Q : Olivier Gourmet, votre polyvalence est étonnante : héros, vilain, film belge ou français, récit d’époque ou contemporain, comédie ou drame, premier ou second rôle. Le nombre de productions auxquelles vous participez, lui, l’est encore plus, on parle de quatre à cinq films bon, mal an. Votre rythme est assez fou?

R : Tout le monde me le dit, mais au final, ce n’est pas tant de jours par année. C’est 150 jours environ de tournage, ça me laisse six mois pour vivre, disons normalement, et vous savez j’aime ça. Dès que je ne tourne pas, ça me manque, c’est presque viscéral. Le jeu me permet de m’amuser et j’y prends plaisir chaque fois que j’entends le mot moteur.

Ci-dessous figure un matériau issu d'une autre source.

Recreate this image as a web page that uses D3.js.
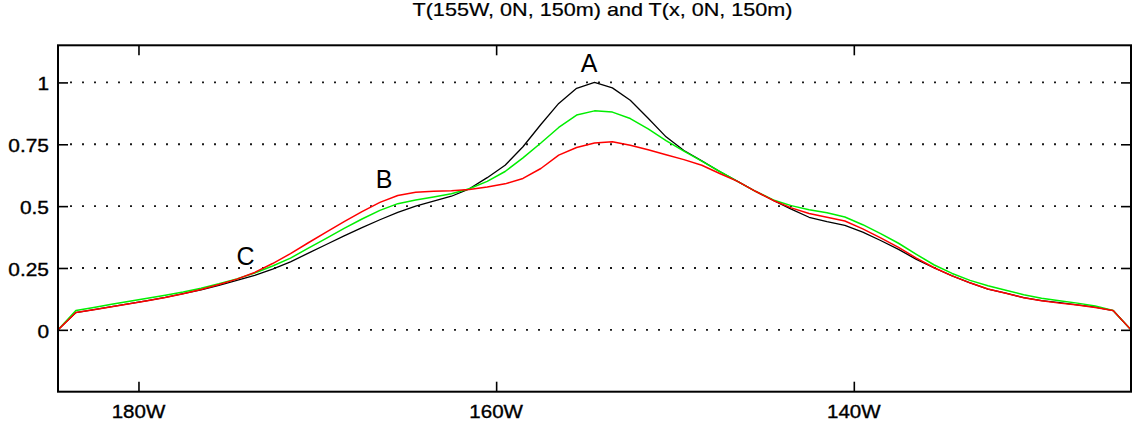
<!DOCTYPE html>
<html>
<head>
<meta charset="utf-8">
<script src="https://cdn.jsdelivr.net/npm/d3@7"></script>
<style>
  html, body { margin: 0; padding: 0; background: #fff; }
  svg { display: block; }
  text { font-family: "Liberation Sans", Arial, Helvetica, sans-serif; fill: #000; }
</style>
</head>
<body>
<div id="chart"></div>
<script>
// Longitudes (degrees east), 1-degree grid from 175.5E to 235.5E
const lons = d3.range(0, 61).map(i => 175.5 + i);

// T(155W, 0N, 150m) correlation with T(x, 0N, 150m) — black
const seriesBlack = [0, 0.070, 0.082, 0.094, 0.106, 0.118, 0.131, 0.146, 0.162, 0.180,
  0.200, 0.220, 0.245, 0.275, 0.310, 0.345, 0.380, 0.413, 0.445, 0.475,
  0.500, 0.520, 0.540, 0.570, 0.615, 0.665, 0.740, 0.830, 0.915, 0.976,
  1.000, 0.978, 0.928, 0.855, 0.780, 0.725, 0.683, 0.640, 0.600, 0.560,
  0.523, 0.488, 0.455, 0.437, 0.422, 0.395, 0.361, 0.325, 0.285, 0.250,
  0.218, 0.190, 0.165, 0.148, 0.130, 0.118, 0.110, 0.101, 0.092, 0.078, 0];
// green
const seriesGreen = [0, 0.078, 0.090, 0.103, 0.116, 0.128, 0.140, 0.153, 0.168, 0.186,
  0.206, 0.230, 0.258, 0.290, 0.330, 0.370, 0.410, 0.448, 0.483, 0.510,
  0.525, 0.537, 0.550, 0.570, 0.600, 0.640, 0.695, 0.755, 0.818, 0.868,
  0.885, 0.880, 0.854, 0.812, 0.765, 0.722, 0.682, 0.640, 0.600, 0.560,
  0.525, 0.502, 0.485, 0.473, 0.456, 0.425, 0.389, 0.350, 0.305, 0.262,
  0.228, 0.200, 0.178, 0.160, 0.142, 0.128, 0.118, 0.108, 0.096, 0.078, 0];
// red
const seriesRed = [0, 0.070, 0.081, 0.093, 0.105, 0.118, 0.131, 0.146, 0.163, 0.183,
  0.205, 0.232, 0.268, 0.308, 0.352, 0.395, 0.437, 0.478, 0.515, 0.543,
  0.556, 0.560, 0.562, 0.567, 0.577, 0.590, 0.612, 0.652, 0.706, 0.737,
  0.755, 0.760, 0.746, 0.728, 0.708, 0.688, 0.665, 0.632, 0.600, 0.560,
  0.523, 0.493, 0.470, 0.455, 0.440, 0.408, 0.372, 0.333, 0.290, 0.251,
  0.218, 0.190, 0.165, 0.148, 0.130, 0.118, 0.108, 0.100, 0.090, 0.078, 0];

const xTickValues = [180, 200, 220];
const xTickLabels = ["180W", "160W", "140W"];
const yTickValues = [0, 0.25, 0.5, 0.75, 1];
const yTickLabels = ["0", "0.25", "0.5", "0.75", "1"];

const annotLabels = ["A", "B", "C"];
const annotLon = [205.2, 193.73, 185.99];
const annotVal = [1.042, 0.572, 0.264];

const titleText = "T(155W, 0N, 150m) and T(x, 0N, 150m)";

const W = 1139, H = 429;
const margin = { left: 58, right: 8, top: 45.3, bottom: 37.3 };
const iw = W - margin.left - margin.right;
const ih = H - margin.top - margin.bottom;

const svg = d3.select("#chart").append("svg").attr("width", W).attr("height", H);

const x = d3.scaleLinear().domain([175.5, 235.5]).range([margin.left, margin.left + iw]);
const y = d3.scaleLinear().domain([-0.25, 1.15]).range([margin.top + ih, margin.top]);

// dotted horizontal grid
svg.append("g").selectAll("line").data(yTickValues).join("line")
  .attr("x1", x(175.5) + 10).attr("x2", x(235.5) - 10)
  .attr("y1", d => y(d)).attr("y2", d => y(d))
  .attr("stroke", "#1a1a1a").attr("stroke-width", 1.8)
  .attr("stroke-dasharray", "2 10").attr("stroke-dashoffset", -2);

// clip
svg.append("clipPath").attr("id", "clip").append("rect")
  .attr("x", margin.left).attr("y", margin.top).attr("width", iw).attr("height", ih);

const line = d3.line().x((d, i) => x(lons[i])).y(d => y(d));
const plotG = svg.append("g").attr("clip-path", "url(#clip)");
[[seriesBlack, "#000000", 1.3], [seriesGreen, "#00ee00", 1.5], [seriesRed, "#ff0000", 1.5]].forEach(([s, c, w]) => {
  plotG.append("path").datum(s).attr("d", line)
    .attr("fill", "none").attr("stroke", c).attr("stroke-width", w)
    .attr("stroke-linejoin", "round");
});

// axes with inward ticks (left, right, top, bottom)
const fmtX = (d) => xTickLabels[xTickValues.indexOf(d)];
const fmtY = (d) => yTickLabels[yTickValues.indexOf(d)];

const axB = svg.append("g").attr("transform", `translate(0,${margin.top + ih})`)
  .call(d3.axisBottom(x).tickValues(xTickValues).tickSizeInner(-10).tickSizeOuter(0).tickFormat(""));
const axT = svg.append("g").attr("transform", `translate(0,${margin.top})`)
  .call(d3.axisTop(x).tickValues(xTickValues).tickSizeInner(-10).tickSizeOuter(0).tickFormat(""));
const axL = svg.append("g").attr("transform", `translate(${margin.left},0)`)
  .call(d3.axisLeft(y).tickValues(yTickValues).tickSizeInner(-10).tickSizeOuter(0).tickFormat(""));
const axR = svg.append("g").attr("transform", `translate(${margin.left + iw},0)`)
  .call(d3.axisRight(y).tickValues(yTickValues).tickSizeInner(-10).tickSizeOuter(0).tickFormat(""));
[axB, axT, axL, axR].forEach(g => {
  g.select(".domain").remove();
  g.selectAll(".tick line").attr("stroke", "#000").attr("stroke-width", 1.6);
});

// frame
svg.append("rect").attr("x", margin.left).attr("y", margin.top)
  .attr("width", iw).attr("height", ih)
  .attr("fill", "none").attr("stroke", "#000").attr("stroke-width", 2);

// tick labels
svg.append("g").selectAll("text").data(xTickValues).join("text")
  .attr("transform", d => `translate(${x(d)},${margin.top + ih + 26.5}) scale(1.11,1)`)
  .attr("text-anchor", "middle").attr("font-size", "18.5px")
  .attr("stroke", "#000").attr("stroke-width", 0.35)
  .text(fmtX);
svg.append("g").selectAll("text").data(yTickValues).join("text")
  .attr("transform", d => `translate(${margin.left - 9},${y(d) + 7.8}) scale(1.13,1)`)
  .attr("text-anchor", "end").attr("font-size", "18.5px")
  .attr("stroke", "#000").attr("stroke-width", 0.35)
  .text(fmtY);

// title
svg.append("text")
  .attr("transform", `translate(602.5,15.7) scale(1.2,1)`)
  .attr("text-anchor", "middle").attr("font-size", "18px")
  .attr("stroke", "#000").attr("stroke-width", 0.2)
  .text(titleText);

// annotations
svg.append("g").selectAll("text").data(annotLabels).join("text")
  .attr("x", (d, i) => x(annotLon[i]))
  .attr("y", (d, i) => y(annotVal[i]))
  .attr("text-anchor", "middle").attr("font-size", "25px")
  .text(d => d);
</script>
</body>
</html>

Q : Comment s’est déroulée votre collaboration avec le réalisateur Marc Dugain sur L’Échange des princesses, film qui raconte comment, en 1721, pour consolider leur paix, la France et l’Espagne  se sont échangé des princesses de douze et quatre ans ?

R : Marc m’a proposé le scénario, car il aimait les films dans lesquels j’ai joués. On a discuté du rôle du duc d’Orléans, un vrai manipulateur. Marc a un vrai regard  de cinéaste et il a beaucoup travaillé en amont avec les enfants du film. De mon côté, j’ai lu beaucoup sur ce personnage que je connaissais très peu au départ. Il a une perversité exacerbée et une soif de pouvoir. Dans l’ensemble, je pense que cette histoire d’échange de princesses, peu de gens la connaissaient. Même en France, ça n’a pas laissé de grandes traces, d’où l’importance de faire ce film.

Q : D’enfiler un costume, ça aide un acteur à mieux s’approprier un rôle?

R : Absolument. Chaque chose est importante sur un tournage. Il faut éviter le carnaval et la caricature quand on fait un film d’époque, mais ça donne le ton évidemment. Et ici, le résultat est magnifique. Le costume, c’est l’ossature du personnage. Les costumières nous aident beaucoup à trouver le vêtement juste qui mettra à l’avantage la personnalité du personnage. Les chaussures sont aussi très importantes, ça permet de créer une démarche propre au rôle.

Q : On vous verra aussi début 2019 dans Le Peuple et son roi et dans Edmond, deux autres films où vous portez aussi le costume d’époque. C’est un hasard?

R : Il y a des années comme ça où le hasard nous amène dans des univers similaires. J’ai fait plusieurs films politiques et de procès en même temps récemment et là je me transporte au XVIIIe et au XIXe siècle.

Olivier Gourmet dans Edmond.

Q : On vous verra ensuite, en 2019, dans Ceux qui travaillent puis dans J’accuse réalisé par Roman Polanski portant sur la célèbre affaire Dreyfus.

R : Ceux qui travaillent est un long métrage que j’aime beaucoup et dont je suis très fier. L’affaire Dreyfus, elle, a laissé de grandes cicatrices en France. Il y a toujours une sorte de rancœur liée à ça. Le tournage est lancé, mes scènes sont prévues en février pour ce film choral qui se terminera au printemps. Polanski a beaucoup de temps de tournage, c’est le luxe qu’il se paie. Aujourd’hui, les films se font souvent trop vite.

Q : Quel regard portez-vous sur le cinéma belge aujourd’hui, car vous faites partie de ce renouveau qui a marqué les années 90 (Benoît Poelvoorde, les Dardenne, Jaco Van Dormael, etc.)?

R : Il évolue encore et ouvre la porte à plein de nouveaux visages. Depuis vingt ans, on s’est ouvert à nos artistes de cinéma, à croire en notre talent. Il y a beaucoup de jeunes réalisateurs qui font leur place actuellement car, comme au Québec, on a une singularité créatrice, une volonté de se distinguer, de ne pas viser le consensus. Et ça, les institutions en Belgique qui financent les longs métrages belges l’ont bien compris, fort heureusement.